* **What to do**
Copy the data that follows, character for character, minus the pictures.

* **Material**
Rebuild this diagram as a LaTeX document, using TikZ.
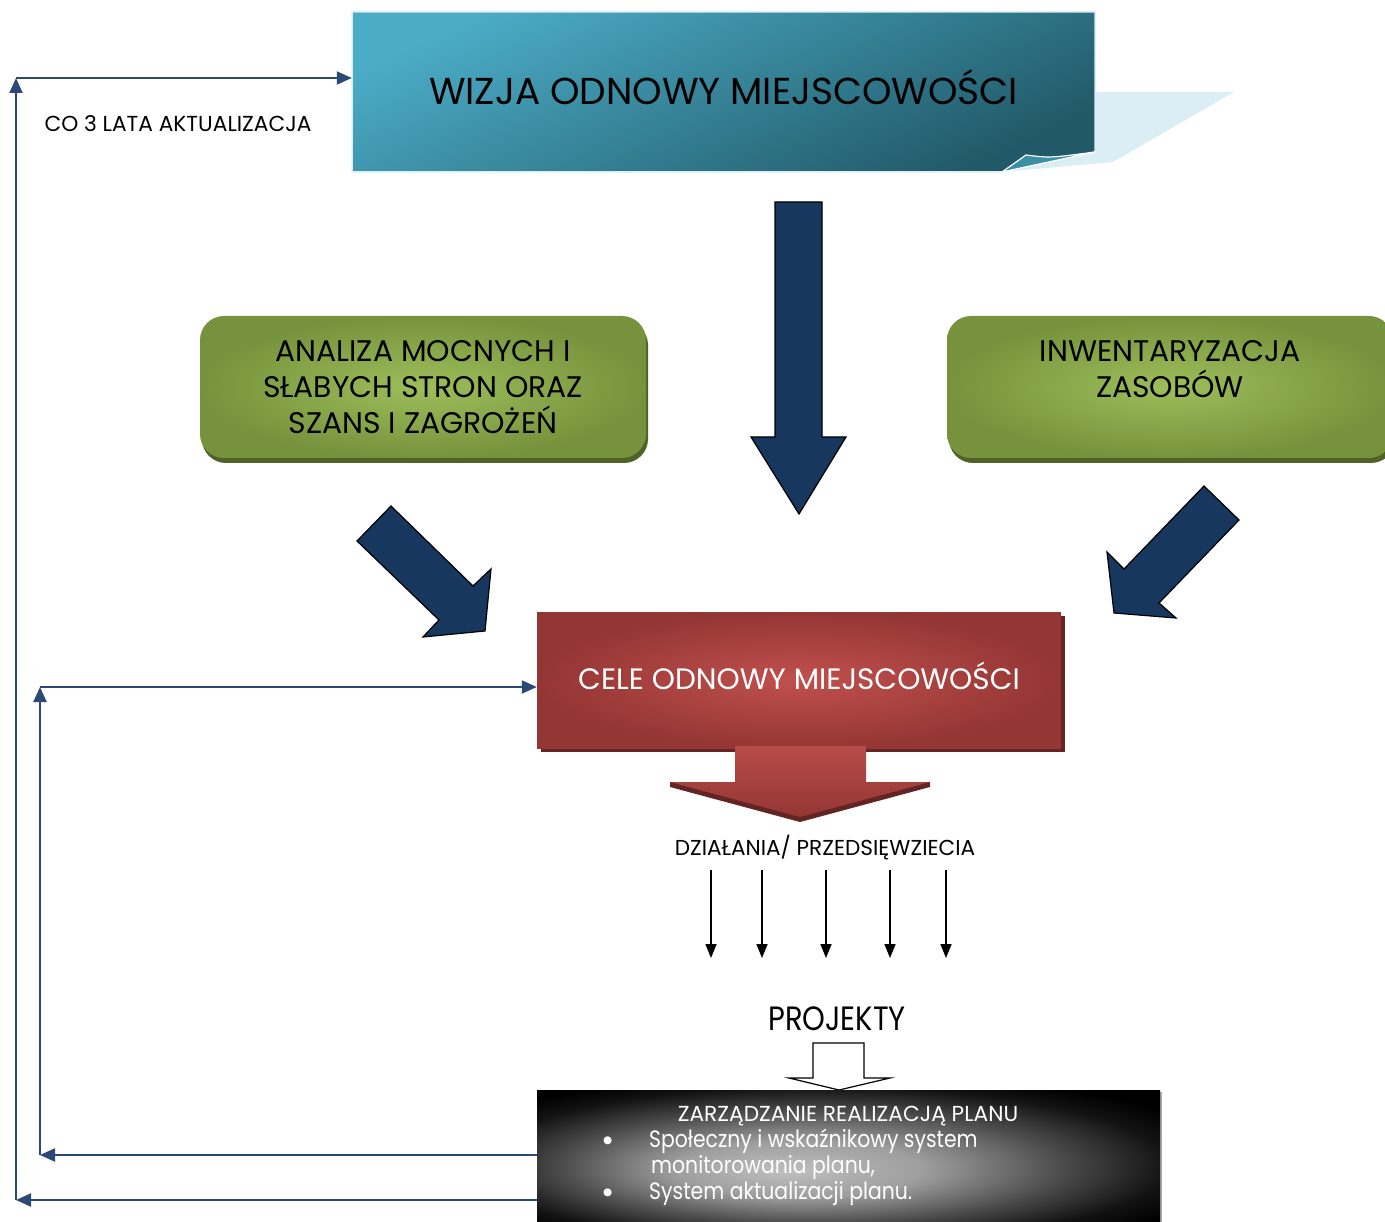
\documentclass[tikz,border=0pt]{standalone}
\usepackage{fontspec}
\setmainfont{Poppins}
\newfontfamily\narrowfont[FakeStretch=0.86]{Poppins}
\usetikzlibrary{arrows.meta,shadows}

\definecolor{navy}{HTML}{17375E}
\definecolor{retblue}{HTML}{2A4A75}
\definecolor{tealhi}{HTML}{4BACC6}
\definecolor{tealdk}{HTML}{215968}
\definecolor{curlteal}{HTML}{3A8FA5}
\definecolor{flapblue}{HTML}{DAEEF3}
\definecolor{greenhi}{HTML}{9DBE5B}
\definecolor{greendk}{HTML}{76923C}
\definecolor{greenshd}{HTML}{4F6228}
\definecolor{redhi}{HTML}{C0504D}
\definecolor{reddk}{HTML}{943634}
\definecolor{redshd}{HTML}{632523}

\pgfdeclareradialshading{planglow}{\pgfpoint{-5bp}{-4bp}}{%
  color(0bp)=(black!25); color(10bp)=(black!38); color(20bp)=(black!70);
  color(28bp)=(black!93); color(33bp)=(black); color(50bp)=(black)}

\tikzset{
  ret/.style={draw=retblue, line width=2.2pt, -{Triangle[length=15pt,width=13pt]}},
  act/.style={draw=black, line width=1.6pt, -{Triangle[length=14pt,width=11pt]}},
  greenbox/.style={rounded corners=24pt, inner color=greenhi, outer color=greendk,
    minimum width=446pt, minimum height=142pt, align=center,
    font=\fontsize{29.8}{36}\selectfont,
    drop shadow={fill=greenshd, opacity=1, shadow xshift=2pt, shadow yshift=-5pt}},
  blockarrow/.style={fill=navy, draw=black, line width=1.2pt, line join=miter},
  whitetext/.style={text=white, inner sep=0pt},
}

\begin{document}
\begin{tikzpicture}[x=1pt,y=-1pt]
\useasboundingbox (0,0) rectangle (1385,1222);
\clip (0,0) rectangle (1385,1222);

% top box with curled corner
\fill[flapblue] (1095,92) -- (1234,92) -- (1113,162) -- (1002,172) -- cycle;
\shade[top color=tealhi, bottom color=tealdk, shading angle=25, draw=flapblue, line width=1.5pt]
  (352,12) -- (1095,12) -- (1095,152) -- (1002,172) -- (352,172) -- cycle;
\filldraw[fill=curlteal, draw=white, line width=1.2pt]
  (1002,172) -- (1026,155) .. controls (1050,158) .. (1095,152) -- cycle;
\node[font=\fontsize{37.5}{40}\selectfont, minimum width=743pt, minimum height=150pt] (wizja) at (723.5,87) {WIZJA ODNOWY MIEJSCOWOŚCI};

% green boxes
\node[greenbox] (analiza) at (423,387) {ANALIZA MOCNYCH I\\SŁABYCH STRON ORAZ\\SZANS I ZAGROŻEŃ};
\node[greenbox] (zasoby) at (1170,387) {INWENTARYZACJA\\ZASOBÓW\\\mbox{}};

% navy block arrows
\draw[blockarrow] (775,202) -- (822,202) -- (822,437) -- (846,437) -- (799,514) -- (751,437) -- (775,437) -- cycle;
\draw[blockarrow] (391,506) -- (473,586) -- (491,569) -- (485,631) -- (423,637) -- (439,620) -- (357,541) -- cycle;
\draw[blockarrow] (1204,486) -- (1239,520) -- (1159,603) -- (1176,618) -- (1114,613) -- (1107,552) -- (1124,569) -- cycle;

% red box
\node[inner color=redhi, outer color=reddk, minimum width=524pt, minimum height=136pt,
  font=\fontsize{29.5}{32}\selectfont, text=white,
  drop shadow={fill=redshd, opacity=1, shadow xshift=4pt, shadow yshift=-4pt}] (cele) at (799,680) {\raisebox{8pt}{CELE ODNOWY MIEJSCOWOŚCI}};
\fill[redshd] (670,782) -- (930,782) -- (930,787) -- (800,822) -- (670,787) -- cycle;
\shade[top color=redhi!95!black, bottom color=reddk]
  (735,746) -- (866,746) -- (866,782) -- (930,782) -- (800,817) -- (670,782) -- (735,782) -- cycle;

% actions
\node[font=\fontsize{21.6}{24}\selectfont] (dzialania) at (825,848) {DZIAŁANIA/ PRZEDSIĘWZIECIA};
\foreach \x [count=\i] in {711,762,826,890,946} {
  \coordinate (t\i) at (\x,870);
  \coordinate (b\i) at (\x,958);
  \draw[act] (t\i) -- (b\i);
}

\node[font=\narrowfont\fontsize{33.7}{36}\selectfont] (projekty) at (837,1019) {PROJEKTY};
\draw[fill=white, draw=black, line width=1.2pt, line join=miter]
  (813,1043) -- (864,1043) -- (864,1078) -- (890,1078) -- (839,1090) -- (789,1078) -- (813,1078) -- cycle;

% plan management box
\node[shading=planglow, minimum width=623pt, minimum height=140pt,
  drop shadow={fill=black!35, opacity=1, shadow xshift=2pt, shadow yshift=-2pt}] (zarzadzanie) at (848.5,1160) {};
\node[whitetext, font=\fontsize{21.7}{24}\selectfont, anchor=base] (plan) at (848,1121) {ZARZĄDZANIE REALIZACJĄ PLANU};
\node[whitetext, font=\fontsize{32}{34}\selectfont, anchor=base] (dot1) at (608,1151) {•};
\node[whitetext, font=\fontsize{32}{34}\selectfont, anchor=base] (dot2) at (608,1203) {•};
\node[whitetext, font=\narrowfont\fontsize{23.7}{26}\selectfont, anchor=base west] (item1) at (649,1147) {Społeczny i wskaźnikowy system};
\node[whitetext, font=\narrowfont\fontsize{23.7}{26}\selectfont, anchor=base west] (item2) at (651,1173) {monitorowania planu,};
\node[whitetext, font=\narrowfont\fontsize{23.7}{26}\selectfont, anchor=base west] (item3) at (649,1199) {System aktualizacji planu.};

% update loops
\coordinate (outer bottom) at (16,1200);
\coordinate (outer top) at (16,78);
\coordinate (inner bottom) at (40,1155);
\coordinate (inner top) at (40,687);
\draw[ret] (zarzadzanie.west |- outer bottom) -- (outer bottom);
\draw[ret] (outer bottom) -- (outer top);
\draw[ret] (outer top) -- (outer top -| wizja.west);
\draw[ret] (zarzadzanie.west |- inner bottom) -- (inner bottom);
\draw[ret] (inner bottom) -- (inner top);
\draw[ret] (inner top) -- (inner top -| cele.west);
\node[font=\fontsize{21.7}{24}\selectfont] (cykl) at (178,124) {CO 3 LATA AKTUALIZACJA};
\end{tikzpicture}
\end{document}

* **Problem solution**
Rebuild this diagram as a LaTeX document, using TikZ.
\documentclass[tikz,border=0pt]{standalone}
\usepackage{fontspec}
\setmainfont{Poppins}
\newfontfamily\narrowfont[FakeStretch=0.86]{Poppins}
\usetikzlibrary{arrows.meta,shadows}

\definecolor{navy}{HTML}{17375E}
\definecolor{retblue}{HTML}{2A4A75}
\definecolor{tealhi}{HTML}{4BACC6}
\definecolor{tealdk}{HTML}{215968}
\definecolor{curlteal}{HTML}{3A8FA5}
\definecolor{flapblue}{HTML}{DAEEF3}
\definecolor{greenhi}{HTML}{9DBE5B}
\definecolor{greendk}{HTML}{76923C}
\definecolor{greenshd}{HTML}{4F6228}
\definecolor{redhi}{HTML}{C0504D}
\definecolor{reddk}{HTML}{943634}
\definecolor{redshd}{HTML}{632523}

\pgfdeclareradialshading{planglow}{\pgfpoint{-5bp}{-4bp}}{%
  color(0bp)=(black!25); color(10bp)=(black!38); color(20bp)=(black!70);
  color(28bp)=(black!93); color(33bp)=(black); color(50bp)=(black)}

\tikzset{
  ret/.style={draw=retblue, line width=2.2pt, -{Triangle[length=15pt,width=13pt]}},
  act/.style={draw=black, line width=1.6pt, -{Triangle[length=14pt,width=11pt]}},
  greenbox/.style={rounded corners=24pt, inner color=greenhi, outer color=greendk,
    minimum width=446pt, minimum height=142pt, align=center,
    font=\fontsize{29.8}{36}\selectfont,
    drop shadow={fill=greenshd, opacity=1, shadow xshift=2pt, shadow yshift=-5pt}},
  blockarrow/.style={fill=navy, draw=black, line width=1.2pt, line join=miter},
  whitetext/.style={text=white, inner sep=0pt},
}

\begin{document}
\begin{tikzpicture}[x=1pt,y=-1pt]
\useasboundingbox (0,0) rectangle (1385,1222);
\clip (0,0) rectangle (1385,1222);

% top box with curled corner
\fill[flapblue] (1095,92) -- (1234,92) -- (1113,162) -- (1002,172) -- cycle;
\shade[top color=tealhi, bottom color=tealdk, shading angle=25, draw=flapblue, line width=1.5pt]
  (352,12) -- (1095,12) -- (1095,152) -- (1002,172) -- (352,172) -- cycle;
\filldraw[fill=curlteal, draw=white, line width=1.2pt]
  (1002,172) -- (1026,155) .. controls (1050,158) .. (1095,152) -- cycle;
\node[font=\fontsize{37.5}{40}\selectfont, minimum width=743pt, minimum height=150pt] (wizja) at (723.5,87) {WIZJA ODNOWY MIEJSCOWOŚCI};

% green boxes
\node[greenbox] (analiza) at (423,387) {ANALIZA MOCNYCH I\\SŁABYCH STRON ORAZ\\SZANS I ZAGROŻEŃ};
\node[greenbox] (zasoby) at (1170,387) {INWENTARYZACJA\\ZASOBÓW\\\mbox{}};

% navy block arrows
\draw[blockarrow] (775,202) -- (822,202) -- (822,437) -- (846,437) -- (799,514) -- (751,437) -- (775,437) -- cycle;
\draw[blockarrow] (391,506) -- (473,586) -- (491,569) -- (485,631) -- (423,637) -- (439,620) -- (357,541) -- cycle;
\draw[blockarrow] (1204,486) -- (1239,520) -- (1159,603) -- (1176,618) -- (1114,613) -- (1107,552) -- (1124,569) -- cycle;

% red box
\node[inner color=redhi, outer color=reddk, minimum width=524pt, minimum height=136pt,
  font=\fontsize{29.5}{32}\selectfont, text=white,
  drop shadow={fill=redshd, opacity=1, shadow xshift=4pt, shadow yshift=-4pt}] (cele) at (799,680) {\raisebox{8pt}{CELE ODNOWY MIEJSCOWOŚCI}};
\fill[redshd] (670,782) -- (930,782) -- (930,787) -- (800,822) -- (670,787) -- cycle;
\shade[top color=redhi!95!black, bottom color=reddk]
  (735,746) -- (866,746) -- (866,782) -- (930,782) -- (800,817) -- (670,782) -- (735,782) -- cycle;

% actions
\node[font=\fontsize{21.6}{24}\selectfont] (dzialania) at (825,848) {DZIAŁANIA/ PRZEDSIĘWZIECIA};
\foreach \x [count=\i] in {711,762,826,890,946} {
  \coordinate (t\i) at (\x,870);
  \coordinate (b\i) at (\x,958);
  \draw[act] (t\i) -- (b\i);
}

\node[font=\narrowfont\fontsize{33.7}{36}\selectfont] (projekty) at (837,1019) {PROJEKTY};
\draw[fill=white, draw=black, line width=1.2pt, line join=miter]
  (813,1043) -- (864,1043) -- (864,1078) -- (890,1078) -- (839,1090) -- (789,1078) -- (813,1078) -- cycle;

% plan management box
\node[shading=planglow, minimum width=623pt, minimum height=140pt,
  drop shadow={fill=black!35, opacity=1, shadow xshift=2pt, shadow yshift=-2pt}] (zarzadzanie) at (848.5,1160) {};
\node[whitetext, font=\fontsize{21.7}{24}\selectfont, anchor=base] (plan) at (848,1121) {ZARZĄDZANIE REALIZACJĄ PLANU};
\node[whitetext, font=\fontsize{32}{34}\selectfont, anchor=base] (dot1) at (608,1151) {•};
\node[whitetext, font=\fontsize{32}{34}\selectfont, anchor=base] (dot2) at (608,1203) {•};
\node[whitetext, font=\narrowfont\fontsize{23.7}{26}\selectfont, anchor=base west] (item1) at (649,1147) {Społeczny i wskaźnikowy system};
\node[whitetext, font=\narrowfont\fontsize{23.7}{26}\selectfont, anchor=base west] (item2) at (651,1173) {monitorowania planu,};
\node[whitetext, font=\narrowfont\fontsize{23.7}{26}\selectfont, anchor=base west] (item3) at (649,1199) {System aktualizacji planu.};

% update loops
\coordinate (outer bottom) at (16,1200);
\coordinate (outer top) at (16,78);
\coordinate (inner bottom) at (40,1155);
\coordinate (inner top) at (40,687);
\draw[ret] (zarzadzanie.west |- outer bottom) -- (outer bottom);
\draw[ret] (outer bottom) -- (outer top);
\draw[ret] (outer top) -- (outer top -| wizja.west);
\draw[ret] (zarzadzanie.west |- inner bottom) -- (inner bottom);
\draw[ret] (inner bottom) -- (inner top);
\draw[ret] (inner top) -- (inner top -| cele.west);
\node[font=\fontsize{21.7}{24}\selectfont] (cykl) at (178,124) {CO 3 LATA AKTUALIZACJA};
\end{tikzpicture}
\end{document}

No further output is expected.